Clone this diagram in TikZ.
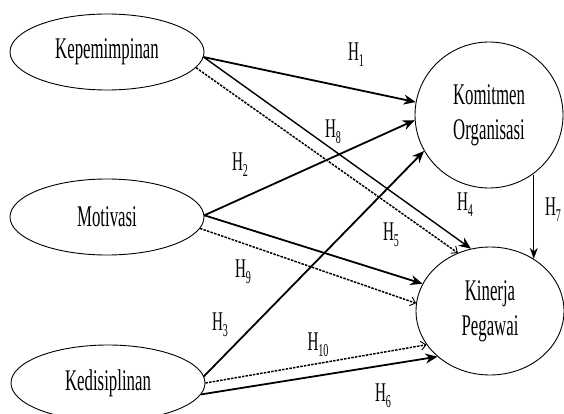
\documentclass[tikz,border=0pt]{standalone}
\usepackage{fontspec}
\setmainfont[FakeStretch=0.56]{Liberation Serif}
\usetikzlibrary{shapes.geometric,arrows.meta}
\tikzstyle{construct} = [ellipse, draw=black, line width=0.9pt, minimum width=194pt, minimum height=76pt, inner sep=0pt, text centered, font=\fontsize{30}{35}\selectfont]
\tikzstyle{outcome} = [ellipse, draw=black, line width=0.9pt, minimum width=148pt, inner sep=0pt, align=center, font=\fontsize{30}{35}\selectfont]
\tikzstyle{hyp} = [inner sep=0pt, font=\fontsize{27}{28}\selectfont]
\tikzstyle{arrow} = [line width=1.8pt,-{Stealth[length=12pt,width=10pt]}]
\tikzstyle{thinarrow} = [line width=1.1pt,-{Stealth[length=11pt,width=8pt]}]
\tikzstyle{dasharrow} = [line width=1.5pt, dash pattern=on 2.5pt off 1.2pt,-{Straight Barb[length=5pt,width=9pt,line width=0.9pt]}]
\newcommand{\hsub}[1]{H\raisebox{-6pt}{\fontsize{18}{18}\selectfont #1}}

\begin{document}
\begin{tikzpicture}[x=1pt, y=-1pt]
	\clip (0,0) rectangle (564,414);
	\useasboundingbox (0,0) rectangle (564,414);
	
	\node (kep) [construct] at (107,52) {Kepemimpinan};
	\node (mot) [construct] at (107,217) {Motivasi};
	\node (ked) [construct] at (108,383) {Kedisiplinan};
	
	\node (kom) [outcome, minimum height=146pt] at (489,115) {Komitmen\\Organisasi};
	\node (kin) [outcome, minimum height=128pt] at (490,311) {Kinerja\\Pegawai};
	
	% hypotheses
	\node (h1) [hyp] at (356,55) {\hsub{1}};
	\node (h2) [hyp] at (240,165) {\hsub{2}};
	\node (h3) [hyp] at (220,325) {\hsub{3}};
	\node (h4) [hyp] at (465,205) {\hsub{4}};
	\node (h5) [hyp] at (391,235) {\hsub{5}};
	\node (h6) [hyp] at (383,396) {\hsub{6}};
	\node (h7) [hyp] at (553,210) {\hsub{7}};
	\node (h8) [hyp] at (333,132) {\hsub{8}};
	\node (h9) [hyp] at (243,272) {\hsub{9}};
	\node (h10) [hyp] at (318,345) {\hsub{10}};
	
	\draw[arrow] (kep.-3) -- (kom.170);
	\draw[arrow] (mot.1) -- (kom.184);
	\draw[arrow] (ked.4) -- (kom.209);
	\draw[arrow, line width=1.4pt] (kep.-3) -- (kin.107);
	\draw[arrow] (mot.1) -- (kin.158);
	\draw[arrow] (ked.-7) -- (kin.221);
	\draw[thinarrow] (kin.50 |- kom.-54) -- (kin.50);
	\draw[dasharrow] (kep.-10) -- (kin.119);
	\draw[dasharrow] (mot.-7) -- (kin.174);
	\draw[dasharrow] (ked.0) -- (kin.208);
	
\end{tikzpicture}
\end{document}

* What the task asks *
Transcribe the listing in full. Omit the pictures and keep every line exact.

* Task result *
Clone this diagram in TikZ.
\documentclass[tikz,border=0pt]{standalone}
\usepackage{fontspec}
\setmainfont[FakeStretch=0.56]{Liberation Serif}
\usetikzlibrary{shapes.geometric,arrows.meta}
\tikzstyle{construct} = [ellipse, draw=black, line width=0.9pt, minimum width=194pt, minimum height=76pt, inner sep=0pt, text centered, font=\fontsize{30}{35}\selectfont]
\tikzstyle{outcome} = [ellipse, draw=black, line width=0.9pt, minimum width=148pt, inner sep=0pt, align=center, font=\fontsize{30}{35}\selectfont]
\tikzstyle{hyp} = [inner sep=0pt, font=\fontsize{27}{28}\selectfont]
\tikzstyle{arrow} = [line width=1.8pt,-{Stealth[length=12pt,width=10pt]}]
\tikzstyle{thinarrow} = [line width=1.1pt,-{Stealth[length=11pt,width=8pt]}]
\tikzstyle{dasharrow} = [line width=1.5pt, dash pattern=on 2.5pt off 1.2pt,-{Straight Barb[length=5pt,width=9pt,line width=0.9pt]}]
\newcommand{\hsub}[1]{H\raisebox{-6pt}{\fontsize{18}{18}\selectfont #1}}

\begin{document}
\begin{tikzpicture}[x=1pt, y=-1pt]
	\clip (0,0) rectangle (564,414);
	\useasboundingbox (0,0) rectangle (564,414);
	
	\node (kep) [construct] at (107,52) {Kepemimpinan};
	\node (mot) [construct] at (107,217) {Motivasi};
	\node (ked) [construct] at (108,383) {Kedisiplinan};
	
	\node (kom) [outcome, minimum height=146pt] at (489,115) {Komitmen\\Organisasi};
	\node (kin) [outcome, minimum height=128pt] at (490,311) {Kinerja\\Pegawai};
	
	% hypotheses
	\node (h1) [hyp] at (356,55) {\hsub{1}};
	\node (h2) [hyp] at (240,165) {\hsub{2}};
	\node (h3) [hyp] at (220,325) {\hsub{3}};
	\node (h4) [hyp] at (465,205) {\hsub{4}};
	\node (h5) [hyp] at (391,235) {\hsub{5}};
	\node (h6) [hyp] at (383,396) {\hsub{6}};
	\node (h7) [hyp] at (553,210) {\hsub{7}};
	\node (h8) [hyp] at (333,132) {\hsub{8}};
	\node (h9) [hyp] at (243,272) {\hsub{9}};
	\node (h10) [hyp] at (318,345) {\hsub{10}};
	
	\draw[arrow] (kep.-3) -- (kom.170);
	\draw[arrow] (mot.1) -- (kom.184);
	\draw[arrow] (ked.4) -- (kom.209);
	\draw[arrow, line width=1.4pt] (kep.-3) -- (kin.107);
	\draw[arrow] (mot.1) -- (kin.158);
	\draw[arrow] (ked.-7) -- (kin.221);
	\draw[thinarrow] (kin.50 |- kom.-54) -- (kin.50);
	\draw[dasharrow] (kep.-10) -- (kin.119);
	\draw[dasharrow] (mot.-7) -- (kin.174);
	\draw[dasharrow] (ked.0) -- (kin.208);
	
\end{tikzpicture}
\end{document}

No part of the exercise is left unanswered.